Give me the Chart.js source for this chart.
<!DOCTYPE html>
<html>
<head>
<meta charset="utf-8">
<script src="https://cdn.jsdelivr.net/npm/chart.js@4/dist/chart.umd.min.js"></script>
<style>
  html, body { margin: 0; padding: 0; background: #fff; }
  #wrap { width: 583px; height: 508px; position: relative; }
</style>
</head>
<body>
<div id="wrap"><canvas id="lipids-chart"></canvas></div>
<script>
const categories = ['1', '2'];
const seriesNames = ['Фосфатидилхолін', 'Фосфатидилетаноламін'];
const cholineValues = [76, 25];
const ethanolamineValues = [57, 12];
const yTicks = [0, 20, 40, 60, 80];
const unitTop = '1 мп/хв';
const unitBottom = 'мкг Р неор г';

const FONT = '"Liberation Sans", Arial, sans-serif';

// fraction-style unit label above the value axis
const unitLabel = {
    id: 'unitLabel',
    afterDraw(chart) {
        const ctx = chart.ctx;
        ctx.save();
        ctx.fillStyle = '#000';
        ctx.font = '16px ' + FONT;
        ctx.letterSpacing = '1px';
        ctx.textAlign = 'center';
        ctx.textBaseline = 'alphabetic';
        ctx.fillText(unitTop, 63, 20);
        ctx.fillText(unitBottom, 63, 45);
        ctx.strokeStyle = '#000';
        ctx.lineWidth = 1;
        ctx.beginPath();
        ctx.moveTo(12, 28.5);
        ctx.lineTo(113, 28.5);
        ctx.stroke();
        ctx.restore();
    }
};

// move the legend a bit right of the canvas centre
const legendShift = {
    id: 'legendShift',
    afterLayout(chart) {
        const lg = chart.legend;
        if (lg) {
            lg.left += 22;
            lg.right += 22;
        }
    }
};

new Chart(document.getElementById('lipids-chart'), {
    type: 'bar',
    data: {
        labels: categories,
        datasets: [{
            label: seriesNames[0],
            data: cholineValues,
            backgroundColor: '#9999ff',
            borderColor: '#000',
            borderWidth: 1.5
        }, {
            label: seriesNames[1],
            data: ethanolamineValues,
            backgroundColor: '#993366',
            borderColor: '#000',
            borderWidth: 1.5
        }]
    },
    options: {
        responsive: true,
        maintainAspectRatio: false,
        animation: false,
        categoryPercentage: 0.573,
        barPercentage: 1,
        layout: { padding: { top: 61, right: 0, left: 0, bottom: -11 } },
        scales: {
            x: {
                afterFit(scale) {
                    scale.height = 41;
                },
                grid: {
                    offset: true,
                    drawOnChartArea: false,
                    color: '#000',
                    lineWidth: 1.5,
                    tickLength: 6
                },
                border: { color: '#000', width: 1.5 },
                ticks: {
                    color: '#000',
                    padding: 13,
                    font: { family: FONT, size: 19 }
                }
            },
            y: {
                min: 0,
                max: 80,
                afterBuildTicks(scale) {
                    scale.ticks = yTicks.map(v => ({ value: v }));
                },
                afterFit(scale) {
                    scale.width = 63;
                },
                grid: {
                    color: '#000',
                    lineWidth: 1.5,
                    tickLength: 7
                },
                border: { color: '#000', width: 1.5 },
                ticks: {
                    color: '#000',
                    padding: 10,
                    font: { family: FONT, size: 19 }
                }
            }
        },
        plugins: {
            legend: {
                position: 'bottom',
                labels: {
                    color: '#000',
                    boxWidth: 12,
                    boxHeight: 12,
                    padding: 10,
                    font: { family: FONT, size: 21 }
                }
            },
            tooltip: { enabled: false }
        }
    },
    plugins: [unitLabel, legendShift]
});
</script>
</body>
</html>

**GIVEN TASK**
Give back the data above exactly as it appears.

**SOLUTION FOR THIS EXERCISE**
Give me the Chart.js source for this chart.
<!DOCTYPE html>
<html>
<head>
<meta charset="utf-8">
<script src="https://cdn.jsdelivr.net/npm/chart.js@4/dist/chart.umd.min.js"></script>
<style>
  html, body { margin: 0; padding: 0; background: #fff; }
  #wrap { width: 583px; height: 508px; position: relative; }
</style>
</head>
<body>
<div id="wrap"><canvas id="lipids-chart"></canvas></div>
<script>
const categories = ['1', '2'];
const seriesNames = ['Фосфатидилхолін', 'Фосфатидилетаноламін'];
const cholineValues = [76, 25];
const ethanolamineValues = [57, 12];
const yTicks = [0, 20, 40, 60, 80];
const unitTop = '1 мп/хв';
const unitBottom = 'мкг Р неор г';

const FONT = '"Liberation Sans", Arial, sans-serif';

// fraction-style unit label above the value axis
const unitLabel = {
    id: 'unitLabel',
    afterDraw(chart) {
        const ctx = chart.ctx;
        ctx.save();
        ctx.fillStyle = '#000';
        ctx.font = '16px ' + FONT;
        ctx.letterSpacing = '1px';
        ctx.textAlign = 'center';
        ctx.textBaseline = 'alphabetic';
        ctx.fillText(unitTop, 63, 20);
        ctx.fillText(unitBottom, 63, 45);
        ctx.strokeStyle = '#000';
        ctx.lineWidth = 1;
        ctx.beginPath();
        ctx.moveTo(12, 28.5);
        ctx.lineTo(113, 28.5);
        ctx.stroke();
        ctx.restore();
    }
};

// move the legend a bit right of the canvas centre
const legendShift = {
    id: 'legendShift',
    afterLayout(chart) {
        const lg = chart.legend;
        if (lg) {
            lg.left += 22;
            lg.right += 22;
        }
    }
};

new Chart(document.getElementById('lipids-chart'), {
    type: 'bar',
    data: {
        labels: categories,
        datasets: [{
            label: seriesNames[0],
            data: cholineValues,
            backgroundColor: '#9999ff',
            borderColor: '#000',
            borderWidth: 1.5
        }, {
            label: seriesNames[1],
            data: ethanolamineValues,
            backgroundColor: '#993366',
            borderColor: '#000',
            borderWidth: 1.5
        }]
    },
    options: {
        responsive: true,
        maintainAspectRatio: false,
        animation: false,
        categoryPercentage: 0.573,
        barPercentage: 1,
        layout: { padding: { top: 61, right: 0, left: 0, bottom: -11 } },
        scales: {
            x: {
                afterFit(scale) {
                    scale.height = 41;
                },
                grid: {
                    offset: true,
                    drawOnChartArea: false,
                    color: '#000',
                    lineWidth: 1.5,
                    tickLength: 6
                },
                border: { color: '#000', width: 1.5 },
                ticks: {
                    color: '#000',
                    padding: 13,
                    font: { family: FONT, size: 19 }
                }
            },
            y: {
                min: 0,
                max: 80,
                afterBuildTicks(scale) {
                    scale.ticks = yTicks.map(v => ({ value: v }));
                },
                afterFit(scale) {
                    scale.width = 63;
                },
                grid: {
                    color: '#000',
                    lineWidth: 1.5,
                    tickLength: 7
                },
                border: { color: '#000', width: 1.5 },
                ticks: {
                    color: '#000',
                    padding: 10,
                    font: { family: FONT, size: 19 }
                }
            }
        },
        plugins: {
            legend: {
                position: 'bottom',
                labels: {
                    color: '#000',
                    boxWidth: 12,
                    boxHeight: 12,
                    padding: 10,
                    font: { family: FONT, size: 21 }
                }
            },
            tooltip: { enabled: false }
        }
    },
    plugins: [unitLabel, legendShift]
});
</script>
</body>
</html>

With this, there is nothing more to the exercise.